The sergeant then became convict warder at the Dockyard. During the years 1864-5-6 he served in the Bermuda Police Force but resigned to occupy the position of steward at the Royal Yacht Club. In 1884 he rejoined the Police Force as a constable and retired after 18 ½ years continuous service.
Sergeant Powell was a native of Worcestershire, England, but spent 40 of his 77 years in Bermuda. He died about 1910.
Mrs. Cassidy also has a sword which she believes her grandfather used at Balaclava. An anchor surmounted by a crown is emblazoned on the lower part of the guard.

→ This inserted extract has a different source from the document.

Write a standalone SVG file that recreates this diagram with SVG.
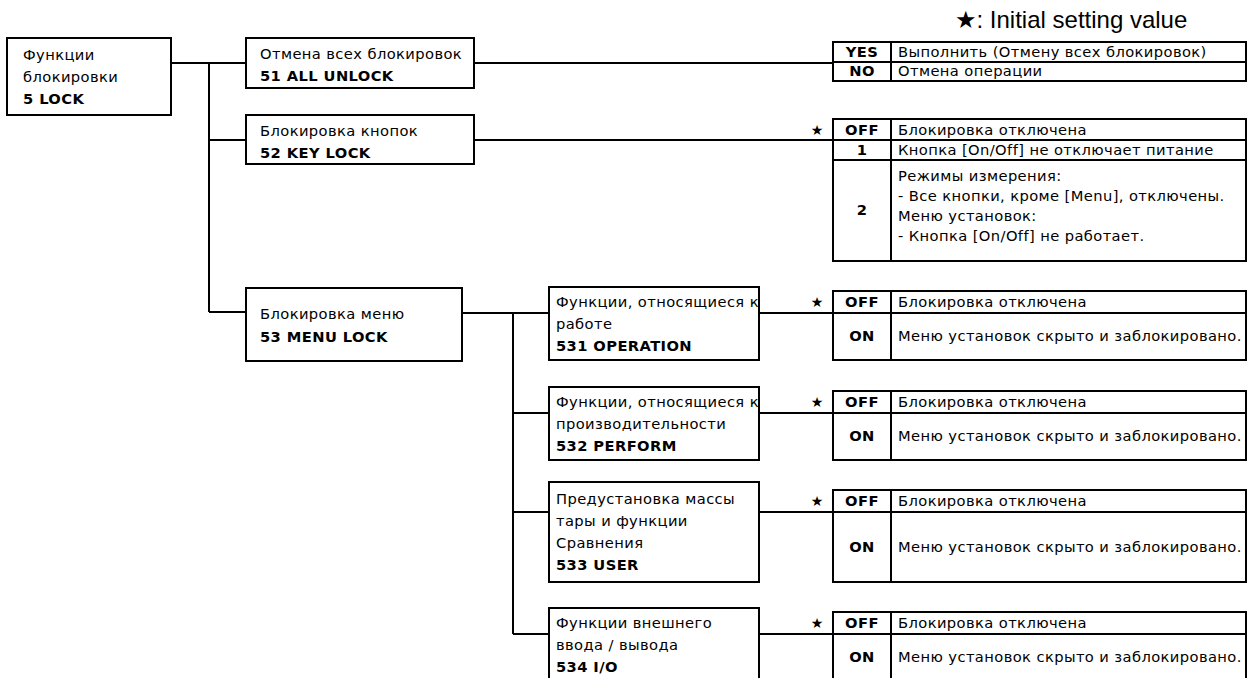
<svg xmlns="http://www.w3.org/2000/svg" width="1248" height="678" viewBox="0 0 1248 678">
<style>
.bx{fill:#fff;stroke:#000;stroke-width:2}
.ln{fill:none;stroke:#000;stroke-width:2}
.tb{fill:none;stroke:#000;stroke-width:2}
.t{font-family:"DejaVu Sans",Verdana,sans-serif;font-size:14.7px;letter-spacing:0.4px;fill:#000}
.b{font-weight:bold}
.k{font-family:"DejaVu Sans",Verdana,sans-serif;font-size:14.7px;letter-spacing:0.4px;font-weight:bold;text-anchor:middle;fill:#000}
.s{font-family:"DejaVu Sans",sans-serif;font-size:14px;text-anchor:middle;fill:#000}
.h{font-family:"Liberation Sans",Arial,"DejaVu Sans",sans-serif;font-size:24px;fill:#000}
</style>
<rect width="1248" height="678" fill="#fff"/>
<text class="h" x="955" y="28">★: Initial setting value</text>
<g id="connectors">
<path class="ln" d="M171 63H209M209 63V312M209 63H246M209 140H246M209 312H246"/>
<path class="ln" d="M474 63H833M474 140H833"/>
<path class="ln" d="M462 313H513M513 313V634M513 313H549M513 413H549M513 512H549M513 634H549"/>
<path class="ln" d="M759 313H833M759 413H833M759 512H833M759 634H833"/>
</g>
<g id="n5">
<rect class="bx" x="7" y="38" width="164" height="77"/>
<text class="t" x="23" y="60">Функции</text>
<text class="t" x="23" y="82">блокировки</text>
<text class="t b" x="23" y="104">5 LOCK</text>
</g>
<g id="n51">
<rect class="bx" x="246" y="38" width="228" height="50"/>
<text class="t" x="260" y="59">Отмена всех блокировок</text>
<text class="t b" x="260" y="81">51 ALL UNLOCK</text>
</g>
<g id="n52">
<rect class="bx" x="246" y="115" width="228" height="49"/>
<text class="t" x="260" y="136">Блокировка кнопок</text>
<text class="t b" x="260" y="158">52 KEY LOCK</text>
</g>
<g id="n53">
<rect class="bx" x="246" y="288" width="216" height="73"/>
<text class="t" x="260" y="319">Блокировка меню</text>
<text class="t b" x="260" y="342">53 MENU LOCK</text>
</g>
<g id="n531">
<rect class="bx" x="549" y="287" width="210" height="73"/>
<text class="t" x="556" y="307">Функции, относящиеся к</text>
<text class="t" x="556" y="329">работе</text>
<text class="t b" x="556" y="351">531 OPERATION</text>
</g>
<g id="n532">
<rect class="bx" x="549" y="387" width="210" height="73"/>
<text class="t" x="556" y="407">Функции, относящиеся к</text>
<text class="t" x="556" y="429">производительности</text>
<text class="t b" x="556" y="451">532 PERFORM</text>
</g>
<g id="n533">
<rect class="bx" x="549" y="482" width="210" height="100"/>
<text class="t" x="556" y="504">Предустановка массы</text>
<text class="t" x="556" y="526">тары и функции</text>
<text class="t" x="556" y="548">Сравнения</text>
<text class="t b" x="556" y="570">533 USER</text>
</g>
<g id="n534">
<rect class="bx" x="549" y="608" width="210" height="80"/>
<text class="t" x="556" y="628">Функции внешнего</text>
<text class="t" x="556" y="650">ввода / вывода</text>
<text class="t b" x="556" y="672">534 I/O</text>
</g>
<g id="t51">
<rect class="tb" x="833" y="42" width="413" height="39"/>
<path class="ln" d="M891 42V81M833 62H1246"/>
<text class="k" x="862" y="57">YES</text>
<text class="t" x="898" y="57">Выполнить (Отмену всех блокировок)</text>
<text class="k" x="862" y="76">NO</text>
<text class="t" x="898" y="76">Отмена операции</text>
</g>
<g id="t52">
<rect class="tb" x="833" y="119" width="413" height="142"/>
<path class="ln" d="M891 119V261M833 140H1246M833 160H1246"/>
<text class="s" x="817" y="135">★</text>
<text class="k" x="862" y="135">OFF</text>
<text class="t" x="898" y="135">Блокировка отключена</text>
<text class="k" x="862" y="155">1</text>
<text class="t" x="898" y="155">Кнопка [On/Off] не отключает питание</text>
<text class="k" x="862" y="215">2</text>
<text class="t" x="898" y="181">Режимы измерения:</text>
<text class="t" x="898" y="201">- Все кнопки, кроме [Menu], отключены.</text>
<text class="t" x="898" y="221">Меню установок:</text>
<text class="t" x="898" y="241">- Кнопка [On/Off] не работает.</text>
</g>
<g id="t531">
<rect class="tb" x="833" y="291" width="413" height="69"/>
<path class="ln" d="M891 291V360M833 313H1246"/>
<text class="s" x="817" y="307">★</text>
<text class="k" x="862" y="307">OFF</text>
<text class="t" x="898" y="307">Блокировка отключена</text>
<text class="k" x="862" y="341">ON</text>
<text class="t" x="898" y="341">Меню установок скрыто и заблокировано.</text>
</g>
<g id="t532">
<rect class="tb" x="833" y="391" width="413" height="69"/>
<path class="ln" d="M891 391V460M833 413H1246"/>
<text class="s" x="817" y="407">★</text>
<text class="k" x="862" y="407">OFF</text>
<text class="t" x="898" y="407">Блокировка отключена</text>
<text class="k" x="862" y="441">ON</text>
<text class="t" x="898" y="441">Меню установок скрыто и заблокировано.</text>
</g>
<g id="t533">
<rect class="tb" x="833" y="490" width="413" height="92"/>
<path class="ln" d="M891 490V582M833 512H1246"/>
<text class="s" x="817" y="506">★</text>
<text class="k" x="862" y="506">OFF</text>
<text class="t" x="898" y="506">Блокировка отключена</text>
<text class="k" x="862" y="552">ON</text>
<text class="t" x="898" y="552">Меню установок скрыто и заблокировано.</text>
</g>
<g id="t534">
<rect class="tb" x="833" y="612" width="413" height="76"/>
<path class="ln" d="M891 612V688M833 634H1246"/>
<text class="s" x="817" y="628">★</text>
<text class="k" x="862" y="628">OFF</text>
<text class="t" x="898" y="628">Блокировка отключена</text>
<text class="k" x="862" y="662">ON</text>
<text class="t" x="898" y="662">Меню установок скрыто и заблокировано.</text>
</g>
</svg>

The sword is unlikely to have been used at Balaclava as the design of an anchor surmounted by a crown is a motif often used on naval swords. As Thomas Powell was a former Convict Warder, in HM Dockyard it is likely that the sword may have issued to him there, or presented to him when he left the Dockyard service.
As for Thomas Joseph Powell, the only reference to him that I have been able to find is as a caption to a photograph. The photograph shows Constable Powell in Bermuda Police uniform wearing his Crimea medals, and as noted above, the correct caption should be Thomas James Powell.
As a result of the research for this article Thomas James Powell now has two service entries in the 1879-1979 List.